Trader Talk

Earnings were good, so here's why bank stocks are down

Key Points
  • Four banks reporting earnings beat their expectations, but all are trading down.
  • New data lowered the chances for another Fed rate hike, which lowered the chances for profits from interest income.
  • Seasonal factors also explain why banks are trading down.
A pedestrian carries an umbrella while walking along Wall Street past the New York Stock Exchange in New York.
Michael Nagle | Bloomberg | Getty Images

Banks are beginning to report earnings. All four banks reporting (JP Morgan, Citigroup, Wells Fargo, and PNC) beat earnings expectations and all but Wells Fargo beat on the topline.

So why are they all trading down Friday?

There's two issues: fundamental and seasonal.

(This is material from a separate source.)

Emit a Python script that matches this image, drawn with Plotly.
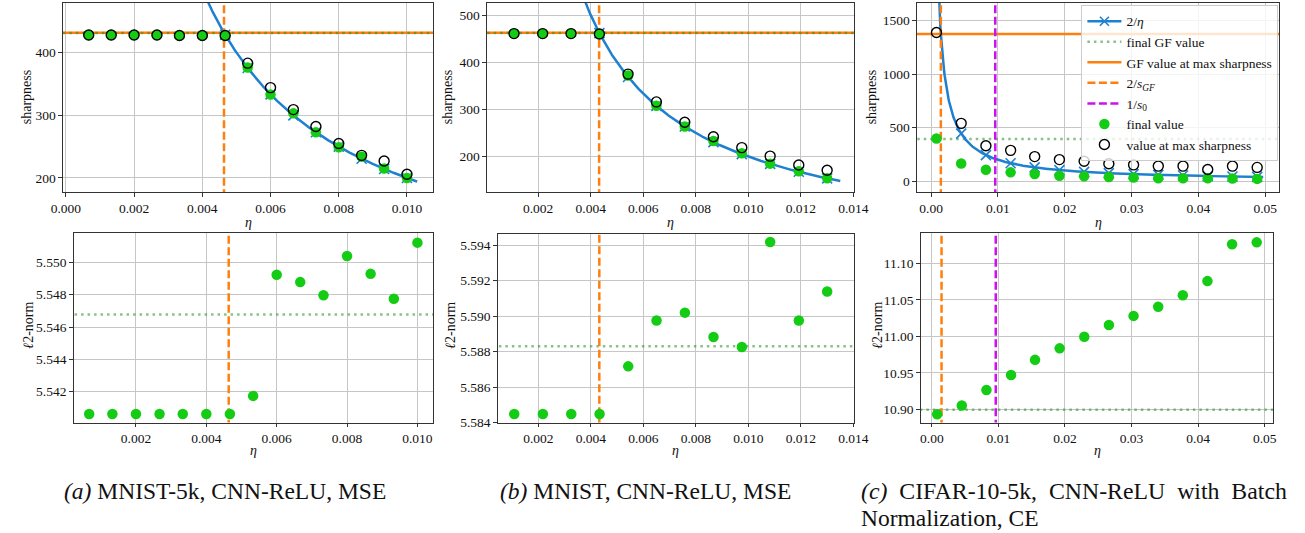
import numpy as np
import plotly.graph_objects as go

W, H = 1305, 533
FONT = "Liberation Serif, Times New Roman, DejaVu Serif, serif"

BLUE = "#1f80d0"
ORANGE = "#ff7f0e"
GF_GREEN = "rgba(40,140,40,0.55)"
DOT_GREEN = "#14cc14"
MAGENTA = "#cc11ee"
GRID = "#c6c6c6"
SPINE = "#333333"

# ---------------- (a) MNIST-5k, CNN-ReLU, MSE ----------------
eta_a = [0.00067, 0.00133, 0.0020, 0.00267, 0.00333, 0.0040, 0.00467, 0.00533,
         0.0060, 0.00667, 0.00733, 0.0080, 0.00867, 0.00933, 0.0100]
sharp_final_a = [428, 428, 428, 428, 427, 427, 427, 376, 333, 303, 273, 249, 234, 215, 200]
sharp_max_a = [428, 428, 428, 428, 427, 427, 427, 383, 344, 309, 282, 255, 236, 227, 206]
norm_final_a = [5.54062, 5.54062, 5.54062, 5.54062, 5.54062, 5.54062, 5.54062, 5.54174,
                5.54923, 5.54878, 5.54797, 5.55039, 5.54929, 5.54775, 5.55122]
gf_final_sharp_a = 431.0
gf_max_sharp_a = 431.4
gf_final_norm_a = 5.54677

# ---------------- (b) MNIST, CNN-ReLU, MSE ----------------
eta_b = [0.00108, 0.00217, 0.00325, 0.00433, 0.00542, 0.0065, 0.00758, 0.00867,
         0.00975, 0.01083, 0.01192, 0.0130]
sharp_final_b = [461, 461, 461, 460, 372, 308, 264, 233, 207, 185, 169, 154]
sharp_max_b = [461, 461, 461, 460, 375, 316, 273, 242, 219, 201, 182, 171]
norm_final_b = [5.58448, 5.58448, 5.58448, 5.58448, 5.58717, 5.58976, 5.59020, 5.58883,
                5.58826, 5.59418, 5.58976, 5.59139]
gf_final_sharp_b = 462.5
gf_max_sharp_b = 463.0
gf_final_norm_b = 5.58831

# ---------------- (c) CIFAR-10-5k, CNN-ReLU + BN, CE ----------------
eta_c = [0.0008, 0.0045, 0.0082, 0.0119, 0.0155, 0.0192, 0.0229, 0.0266, 0.0303,
         0.0340, 0.0377, 0.0414, 0.0451, 0.0488]
sharp_final_c = [399, 166, 107, 83, 67, 52, 46, 40, 34, 28, 28, 28, 25, 22]
sharp_max_c = [1387, 540, 331, 288, 230, 202, 187, 163, 153, 141, 141, 110, 141, 129]
norm_final_c = [10.8933, 10.9054, 10.9265, 10.9472, 10.9679, 10.9836, 10.9996, 11.0155,
                11.0281, 11.0406, 11.0564, 11.0757, 11.1261, 11.1288]
gf_final_sharp_c = 393.0
gf_max_sharp_c = 1374.0
s0_c = 104.2
gf_final_norm_c = 10.8997

NB = "&nbsp;"
captions = ["<i>(a)</i> MNIST-5k, CNN-ReLU, MSE",
            "<i>(b)</i> MNIST, CNN-ReLU, MSE",
            "<i>(c)</i> " + NB + "CIFAR-10-5k, " + NB + "CNN-ReLU " + NB + "with " + NB + "Batch",
            "Normalization, CE"]

panels = [
    dict(eta=eta_a, final=sharp_final_a, smax=sharp_max_a, norm=norm_final_a,
         gf_final=gf_final_sharp_a, gf_max=gf_max_sharp_a, gf_norm=gf_final_norm_a,
         s0=None, curve=(0.0004, 0.0103)),
    dict(eta=eta_b, final=sharp_final_b, smax=sharp_max_b, norm=norm_final_b,
         gf_final=gf_final_sharp_b, gf_max=gf_max_sharp_b, gf_norm=gf_final_norm_b,
         s0=None, curve=(0.0007, 0.0135)),
    dict(eta=eta_c, final=sharp_final_c, smax=sharp_max_c, norm=norm_final_c,
         gf_final=gf_final_sharp_c, gf_max=gf_max_sharp_c, gf_norm=gf_final_norm_c,
         s0=s0_c, curve=(0.0003, 0.0497)),
]

# axis boxes in pixels: (left, right, top, bottom), ranges, ticks
axes = {
    1: dict(box=(52, 430, 3, 195), xr=(-0.000086, 0.010766), yr=(177.5, 479),
            xt=(0.0, 0.002, ".3f"), yt=(0, 100, "d")),
    2: dict(box=(485, 860, 3, 195), xr=(0.00005, 0.01403), yr=(124.7, 526),
            xt=(0.0, 0.002, ".3f"), yt=(0, 100, "d")),
    3: dict(box=(924, 1294, 3, 195), xr=(-0.00213, 0.0521), yr=(-101, 1663),
            xt=(0.0, 0.01, ".2f"), yt=(0, 500, "d")),
    4: dict(box=(63, 430, 237, 429), xr=(0.00023, 0.010446), yr=(5.54009, 5.55179),
            xt=(0.0, 0.002, ".3f"), yt=(5.542, 0.002, ".3f")),
    5: dict(box=(496, 860, 238, 429), xr=(0.00045, 0.01403), yr=(5.584, 5.59461),
            xt=(0.0, 0.002, ".3f"), yt=(5.584, 0.002, ".3f")),
    6: dict(box=(928, 1288, 237, 429), xr=(-0.00166, 0.0513), yr=(10.882, 11.141),
            xt=(0.0, 0.01, ".2f"), yt=(10.9, 0.05, ".2f")),
}

fig = go.Figure()


def ref(i):
    return ("x" if i == 1 else f"x{i}"), ("y" if i == 1 else f"y{i}")


def hline(i, v, color, dash, width=2.5):
    xa, ya = ref(i)
    xr = axes[i]["xr"]
    fig.add_trace(go.Scatter(x=[xr[0] - 1, xr[1] + 1], y=[v, v], mode="lines",
                             line=dict(color=color, width=width, dash=dash),
                             xaxis=xa, yaxis=ya, showlegend=False, hoverinfo="skip"))


def vline(i, v, color, dash, width=2.5):
    xa, ya = ref(i)
    yr = axes[i]["yr"]
    span = yr[1] - yr[0]
    fig.add_trace(go.Scatter(x=[v, v], y=[yr[0] - span, yr[1] + span], mode="lines",
                             line=dict(color=color, width=width, dash=dash),
                             xaxis=xa, yaxis=ya, showlegend=False, hoverinfo="skip"))


DASH = "8px,3.5px"
DOT = "2.5px,4px"

for k, p in enumerate(panels):
    top, bot = k + 1, k + 4
    xa, ya = ref(top)
    eta = np.array(p["eta"])
    # sharpness panel
    hline(top, p["gf_max"], ORANGE, "solid")
    hline(top, p["gf_final"], GF_GREEN, DOT)
    grid = np.linspace(p["curve"][0], p["curve"][1], 600)
    fig.add_trace(go.Scatter(x=grid, y=2.0 / grid, mode="lines",
                             line=dict(color=BLUE, width=2.5),
                             xaxis=xa, yaxis=ya, showlegend=False, hoverinfo="skip"))
    fig.add_trace(go.Scatter(x=eta, y=2.0 / eta, mode="markers",
                             marker=dict(symbol="x-thin", size=10, color=BLUE,
                                         line=dict(color=BLUE, width=1.6)),
                             xaxis=xa, yaxis=ya, showlegend=False, hoverinfo="skip"))
    vline(top, 2.0 / p["gf_max"], ORANGE, DASH)
    if p["s0"] is not None:
        vline(top, 1.0 / p["s0"], MAGENTA, DASH)
    fig.add_trace(go.Scatter(x=eta, y=p["final"], mode="markers",
                             marker=dict(symbol="circle", size=10.5, color=DOT_GREEN,
                                         line=dict(width=0)),
                             xaxis=xa, yaxis=ya, showlegend=False))
    fig.add_trace(go.Scatter(x=eta, y=p["smax"], mode="markers",
                             marker=dict(symbol="circle-open", size=10, color="black",
                                         line=dict(color="black", width=1.4)),
                             xaxis=xa, yaxis=ya, showlegend=False))
    # norm panel
    xb, yb = ref(bot)
    hline(bot, p["gf_norm"], GF_GREEN, DOT)
    vline(bot, 2.0 / p["gf_max"], ORANGE, DASH)
    if p["s0"] is not None:
        vline(bot, 1.0 / p["s0"], MAGENTA, DASH)
    fig.add_trace(go.Scatter(x=eta, y=p["norm"], mode="markers",
                             marker=dict(symbol="circle", size=10.5, color=DOT_GREEN,
                                         line=dict(width=0)),
                             xaxis=xb, yaxis=yb, showlegend=False))

# legend entries (drawn only in the legend box)
legend_items = [
    ("2/<i>η</i>", dict(mode="lines+markers", line=dict(color=BLUE, width=2.5),
                         marker=dict(symbol="x-thin", size=9, color=BLUE,
                                     line=dict(color=BLUE, width=1.6)))),
    ("final GF value", dict(mode="lines", line=dict(color=GF_GREEN, width=2.5, dash=DOT))),
    ("GF value at max sharpness", dict(mode="lines", line=dict(color=ORANGE, width=2.5))),
    ("2/<i>s<sub>GF</sub></i>", dict(mode="lines", line=dict(color=ORANGE, width=2.5, dash=DASH))),
    ("1/<i>s</i><sub>0</sub>", dict(mode="lines", line=dict(color=MAGENTA, width=2.5, dash=DASH))),
    ("final value", dict(mode="markers", marker=dict(symbol="circle", size=10.5,
                                                     color=DOT_GREEN, line=dict(width=0)))),
    ("value at max sharpness", dict(mode="markers",
                                    marker=dict(symbol="circle-open", size=10, color="black",
                                                line=dict(color="black", width=1.4)))),
]
for rank, (name, style) in enumerate(legend_items):
    fig.add_trace(go.Scatter(x=[None], y=[None], name=name, xaxis="x3", yaxis="y3",
                             showlegend=True, legendrank=rank + 1, **style))

layout = dict(
    width=W, height=H, margin=dict(l=0, r=0, t=0, b=0),
    paper_bgcolor="white", plot_bgcolor="white",
    font=dict(family=FONT, size=13.5, color="#111111"),
    legend=dict(x=1092 / W, y=1 - 5 / H, xanchor="left", yanchor="top",
                bgcolor="rgba(255,255,255,0.8)", bordercolor="#cccccc", borderwidth=1,
                font=dict(family=FONT, size=13.5, color="#111111"),
                itemwidth=34, tracegroupgap=0),
    annotations=[],
)

for i, a in axes.items():
    l, r, t, b = a["box"]
    xkey = "xaxis" if i == 1 else f"xaxis{i}"
    ykey = "yaxis" if i == 1 else f"yaxis{i}"
    xa, ya = ref(i)
    common = dict(showline=True, linecolor=SPINE, linewidth=1, mirror=True,
                  showgrid=True, gridcolor=GRID, gridwidth=1, zeroline=False,
                  ticks="outside", ticklen=3.5, tickwidth=1, tickcolor=SPINE,
                  tickfont=dict(family=FONT, size=13.5, color="#111111"))
    layout[xkey] = dict(domain=[l / W, r / W], range=list(a["xr"]), anchor=ya,
                        tick0=a["xt"][0], dtick=a["xt"][1], tickformat=a["xt"][2], **common)
    layout[ykey] = dict(domain=[1 - b / H, 1 - t / H], range=list(a["yr"]), anchor=xa,
                        tick0=a["yt"][0], dtick=a["yt"][1], tickformat=a["yt"][2], **common)

ann = layout["annotations"]


def text(x, y, s, size=14, angle=0, xanchor="center"):
    ann.append(dict(x=x / W, y=1 - y / H, xref="paper", yref="paper", text=s,
                    showarrow=False, textangle=angle, xanchor=xanchor, yanchor="middle",
                    font=dict(family=FONT, size=size, color="#111111")))


for i, a in axes.items():
    l, r, t, b = a["box"]
    text((l + r) / 2, b + 31 if i <= 3 else b + 28, "<i>η</i>")

for x in (15, 445, 878):
    text(x, 99, "sharpness", angle=-90)
for x in (16, 447, 883):
    text(x, 330, "<i>ℓ</i>2-norm", angle=-90)

text(217, 498, captions[0], size=23.5)
text(647, 498, captions[1], size=23.5)
text(865, 498, captions[2], size=23.8, xanchor="left")
text(865, 526, captions[3], size=23.5, xanchor="left")

fig.update_layout(**layout)
fig.write_html("out.html")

First, the soft economic data we saw Friday — retail sales, but particularly the Consumer Price Index — clearly lowered the chances for a Fed rate hike later in the year. That brought down Treasury yields, which is lowering the chances for increased profits from one of the primary profit centers for banks — interest income.

Less well-known is a seasonal phenomenon: Banks tend to trade up in the month before JPMorgan's earnings report, trade slightly down on the day of the report and are generally flat in the month after.

Here are the results for banks (represented by the SPDR KBW Bank ETF KBE) since 2010 in the month before JPMorgan reports earnings, the day of, and a month after:

Banks and earnings
(KBE)

One month before JPM: up 1.0%
Day of: down 0.1%
One month after: down 0.3%
Source: Kensho

Note that even a month after JPMorgan reports, banks tend to be down slightly (down 0.3 percent), while the S&P 500 is typically up 0.5 percent.

Bottom line: Expect some downward earnings revisions on second half bank earnings around lower interest income, but factor in the seasonal weakness as well.

Disclosure: NBCUniversal, parent of CNBC, is a minority investor in Kensho.